### Provided data
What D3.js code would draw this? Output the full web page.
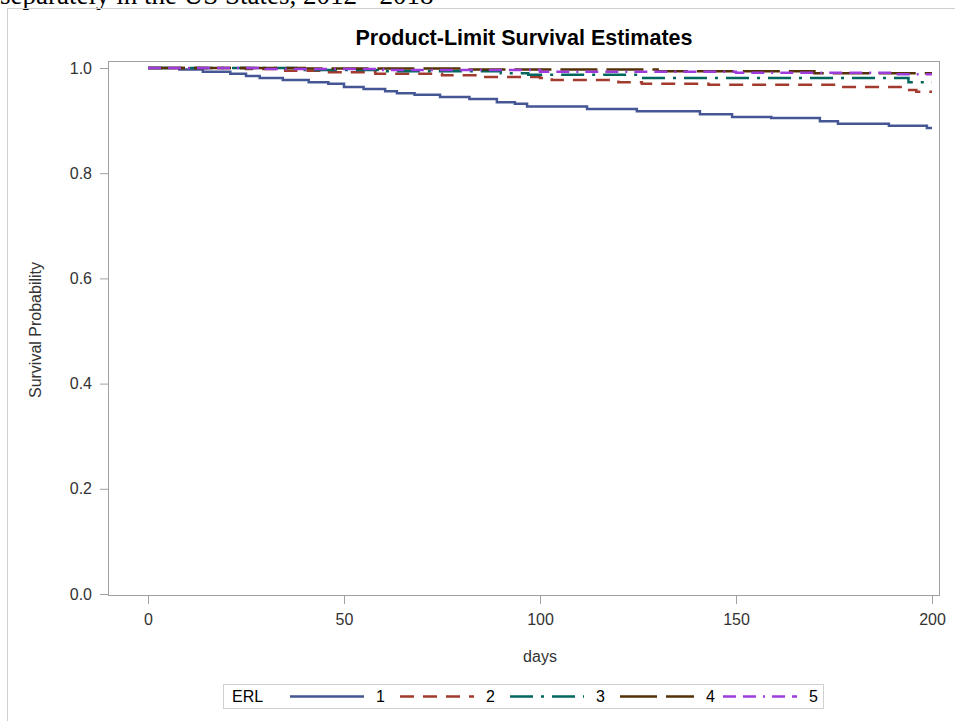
<!DOCTYPE html>
<html><head><meta charset="utf-8">
<script src="https://cdn.jsdelivr.net/npm/d3@7/dist/d3.min.js"></script>
<style>body{margin:0;background:#fff;}svg{display:block;}</style>
</head><body>
<script>
const groups = ["1","2","3","4","5"];
const colors = ["#445694","#A23A2E","#01665E","#543005","#9D3CDB"];
const dashes = ["none","14,9","23,8,3,8","37,9","13,7,13,7,2,7"];
const xTicks = [0,50,100,150,200];
const yTicks = [0.0,0.2,0.4,0.6,0.8,1.0];
// step curves: [day, survival]
const erl1 = [[0,1],[8,0.997],[14,0.993],[21,0.989],[25,0.985],[28.5,0.981],[34.4,0.977],[41,0.973],[46,0.970],[50,0.964],[55,0.960],[60.5,0.956],[63.5,0.952],[68,0.949],[74.5,0.945],[82,0.941],[89,0.935],[93.6,0.932],[96.7,0.927],[112,0.922],[124.7,0.918],[140.8,0.912],[149,0.907],[159,0.905],[171.4,0.899],[176,0.894],[189,0.890],[198.7,0.886],[200,0.886]];
const erl2 = [[0,1],[25,0.998],[35,0.995],[45,0.992],[58,0.989],[75,0.986],[85,0.983],[100,0.981],[103,0.977],[120,0.973],[126,0.970],[143,0.968],[175,0.964],[192,0.958],[196,0.955],[200,0.955]];
const erl3 = [[0,1],[40,0.996],[60,0.994],[90,0.990],[97,0.987],[125,0.981],[194,0.973],[200,0.973]];
const erl4 = [[0,1],[40,0.999],[80,0.997],[130,0.994],[170,0.990],[200,0.990]];
const erl5 = [[0,1],[30,0.998],[60,0.996],[100,0.993],[150,0.991],[190,0.988],[200,0.988]];
const series = [erl1,erl2,erl3,erl4,erl5];

const W=955,H=721;
const svg=d3.select("body").append("svg").attr("width",W).attr("height",H);
const font="Liberation Sans, Arial, sans-serif";

// caption (cut off at top in the reference)
svg.append("text").attr("x",0).attr("y",4).attr("font-family","Liberation Serif, Times New Roman, serif")
  .attr("font-size",27).attr("fill","#000").text("separately in the US States, 2012 - 2018");
// outer border
svg.append("path").attr("d",`M7.5,${H} V8.5 H${W}`).attr("fill","none").attr("stroke","#d0d0d0");

const L=108,T=61,R=940,B=596;
const x=d3.scaleLinear().domain([0,200]).range([148,932]);
const y=d3.scaleLinear().domain([0,1]).range([594,68]);

svg.append("text").attr("x",524).attr("y",45).attr("text-anchor","middle").attr("font-family",font)
  .attr("font-weight","bold").attr("font-size",21.5).attr("fill","#000").text("Product-Limit Survival Estimates");

const gx=svg.append("g").attr("transform",`translate(0,${B})`)
  .call(d3.axisBottom(x).tickValues(xTicks).tickSize(8).tickPadding(10).tickFormat(d3.format("d")));
const gy=svg.append("g").attr("transform",`translate(${L},0)`)
  .call(d3.axisLeft(y).tickValues(yTicks).tickSize(8).tickPadding(8).tickFormat(d3.format(".1f")));
[gx,gy].forEach(g=>{
  g.select(".domain").remove();
  g.selectAll(".tick line").attr("stroke","#a0a0a0");
  g.selectAll(".tick text").attr("font-family",font).attr("font-size",16).attr("fill","#333");
});
svg.append("rect").attr("x",L+0.5).attr("y",T+0.5).attr("width",R-L-1).attr("height",B-T-1)
  .attr("fill","none").attr("stroke","#a0a0a0");

svg.append("text").attr("x",540).attr("y",662).attr("text-anchor","middle").attr("font-family",font)
  .attr("font-size",16).attr("fill","#333").text("days");
svg.append("text").attr("transform","translate(41,330) rotate(-90)").attr("text-anchor","middle")
  .attr("font-family",font).attr("font-size",16).attr("fill","#333").text("Survival Probability");

const line=d3.line().x(d=>x(d[0])).y(d=>y(d[1])).curve(d3.curveStepAfter);
series.forEach((s,i)=>{
  svg.append("path").datum(s).attr("d",line).attr("fill","none").attr("stroke",colors[i])
    .attr("stroke-width",2.5).attr("stroke-dasharray",dashes[i]);
});

// legend
const lg=svg.append("g");
lg.append("rect").attr("x",223.5).attr("y",684.5).attr("width",600).attr("height",24)
  .attr("fill","#fff").attr("stroke","#d0d0d0");
lg.append("text").attr("x",232).attr("y",702).attr("font-family",font).attr("font-size",16).attr("fill","#000").text("ERL");
const lineStarts=[290,400,510,620,723];
groups.forEach((g,i)=>{
  const x0=lineStarts[i];
  lg.append("line").attr("x1",x0).attr("x2",x0+74).attr("y1",696.5).attr("y2",696.5)
    .attr("stroke",colors[i]).attr("stroke-width",2.5).attr("stroke-dasharray",dashes[i]);
  lg.append("text").attr("x",x0+86).attr("y",702).attr("font-family",font).attr("font-size",16)
    .attr("fill","#000").text(g);
});
</script>
</body></html>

### Prompt
Leave out all pictures, then copy the remaining material exactly.

### Written response
What D3.js code would draw this? Output the full web page.
<!DOCTYPE html>
<html><head><meta charset="utf-8">
<script src="https://cdn.jsdelivr.net/npm/d3@7/dist/d3.min.js"></script>
<style>body{margin:0;background:#fff;}svg{display:block;}</style>
</head><body>
<script>
const groups = ["1","2","3","4","5"];
const colors = ["#445694","#A23A2E","#01665E","#543005","#9D3CDB"];
const dashes = ["none","14,9","23,8,3,8","37,9","13,7,13,7,2,7"];
const xTicks = [0,50,100,150,200];
const yTicks = [0.0,0.2,0.4,0.6,0.8,1.0];
// step curves: [day, survival]
const erl1 = [[0,1],[8,0.997],[14,0.993],[21,0.989],[25,0.985],[28.5,0.981],[34.4,0.977],[41,0.973],[46,0.970],[50,0.964],[55,0.960],[60.5,0.956],[63.5,0.952],[68,0.949],[74.5,0.945],[82,0.941],[89,0.935],[93.6,0.932],[96.7,0.927],[112,0.922],[124.7,0.918],[140.8,0.912],[149,0.907],[159,0.905],[171.4,0.899],[176,0.894],[189,0.890],[198.7,0.886],[200,0.886]];
const erl2 = [[0,1],[25,0.998],[35,0.995],[45,0.992],[58,0.989],[75,0.986],[85,0.983],[100,0.981],[103,0.977],[120,0.973],[126,0.970],[143,0.968],[175,0.964],[192,0.958],[196,0.955],[200,0.955]];
const erl3 = [[0,1],[40,0.996],[60,0.994],[90,0.990],[97,0.987],[125,0.981],[194,0.973],[200,0.973]];
const erl4 = [[0,1],[40,0.999],[80,0.997],[130,0.994],[170,0.990],[200,0.990]];
const erl5 = [[0,1],[30,0.998],[60,0.996],[100,0.993],[150,0.991],[190,0.988],[200,0.988]];
const series = [erl1,erl2,erl3,erl4,erl5];

const W=955,H=721;
const svg=d3.select("body").append("svg").attr("width",W).attr("height",H);
const font="Liberation Sans, Arial, sans-serif";

// caption (cut off at top in the reference)
svg.append("text").attr("x",0).attr("y",4).attr("font-family","Liberation Serif, Times New Roman, serif")
  .attr("font-size",27).attr("fill","#000").text("separately in the US States, 2012 - 2018");
// outer border
svg.append("path").attr("d",`M7.5,${H} V8.5 H${W}`).attr("fill","none").attr("stroke","#d0d0d0");

const L=108,T=61,R=940,B=596;
const x=d3.scaleLinear().domain([0,200]).range([148,932]);
const y=d3.scaleLinear().domain([0,1]).range([594,68]);

svg.append("text").attr("x",524).attr("y",45).attr("text-anchor","middle").attr("font-family",font)
  .attr("font-weight","bold").attr("font-size",21.5).attr("fill","#000").text("Product-Limit Survival Estimates");

const gx=svg.append("g").attr("transform",`translate(0,${B})`)
  .call(d3.axisBottom(x).tickValues(xTicks).tickSize(8).tickPadding(10).tickFormat(d3.format("d")));
const gy=svg.append("g").attr("transform",`translate(${L},0)`)
  .call(d3.axisLeft(y).tickValues(yTicks).tickSize(8).tickPadding(8).tickFormat(d3.format(".1f")));
[gx,gy].forEach(g=>{
  g.select(".domain").remove();
  g.selectAll(".tick line").attr("stroke","#a0a0a0");
  g.selectAll(".tick text").attr("font-family",font).attr("font-size",16).attr("fill","#333");
});
svg.append("rect").attr("x",L+0.5).attr("y",T+0.5).attr("width",R-L-1).attr("height",B-T-1)
  .attr("fill","none").attr("stroke","#a0a0a0");

svg.append("text").attr("x",540).attr("y",662).attr("text-anchor","middle").attr("font-family",font)
  .attr("font-size",16).attr("fill","#333").text("days");
svg.append("text").attr("transform","translate(41,330) rotate(-90)").attr("text-anchor","middle")
  .attr("font-family",font).attr("font-size",16).attr("fill","#333").text("Survival Probability");

const line=d3.line().x(d=>x(d[0])).y(d=>y(d[1])).curve(d3.curveStepAfter);
series.forEach((s,i)=>{
  svg.append("path").datum(s).attr("d",line).attr("fill","none").attr("stroke",colors[i])
    .attr("stroke-width",2.5).attr("stroke-dasharray",dashes[i]);
});

// legend
const lg=svg.append("g");
lg.append("rect").attr("x",223.5).attr("y",684.5).attr("width",600).attr("height",24)
  .attr("fill","#fff").attr("stroke","#d0d0d0");
lg.append("text").attr("x",232).attr("y",702).attr("font-family",font).attr("font-size",16).attr("fill","#000").text("ERL");
const lineStarts=[290,400,510,620,723];
groups.forEach((g,i)=>{
  const x0=lineStarts[i];
  lg.append("line").attr("x1",x0).attr("x2",x0+74).attr("y1",696.5).attr("y2",696.5)
    .attr("stroke",colors[i]).attr("stroke-width",2.5).attr("stroke-dasharray",dashes[i]);
  lg.append("text").attr("x",x0+86).attr("y",702).attr("font-family",font).attr("font-size",16)
    .attr("fill","#000").text(g);
});
</script>
</body></html>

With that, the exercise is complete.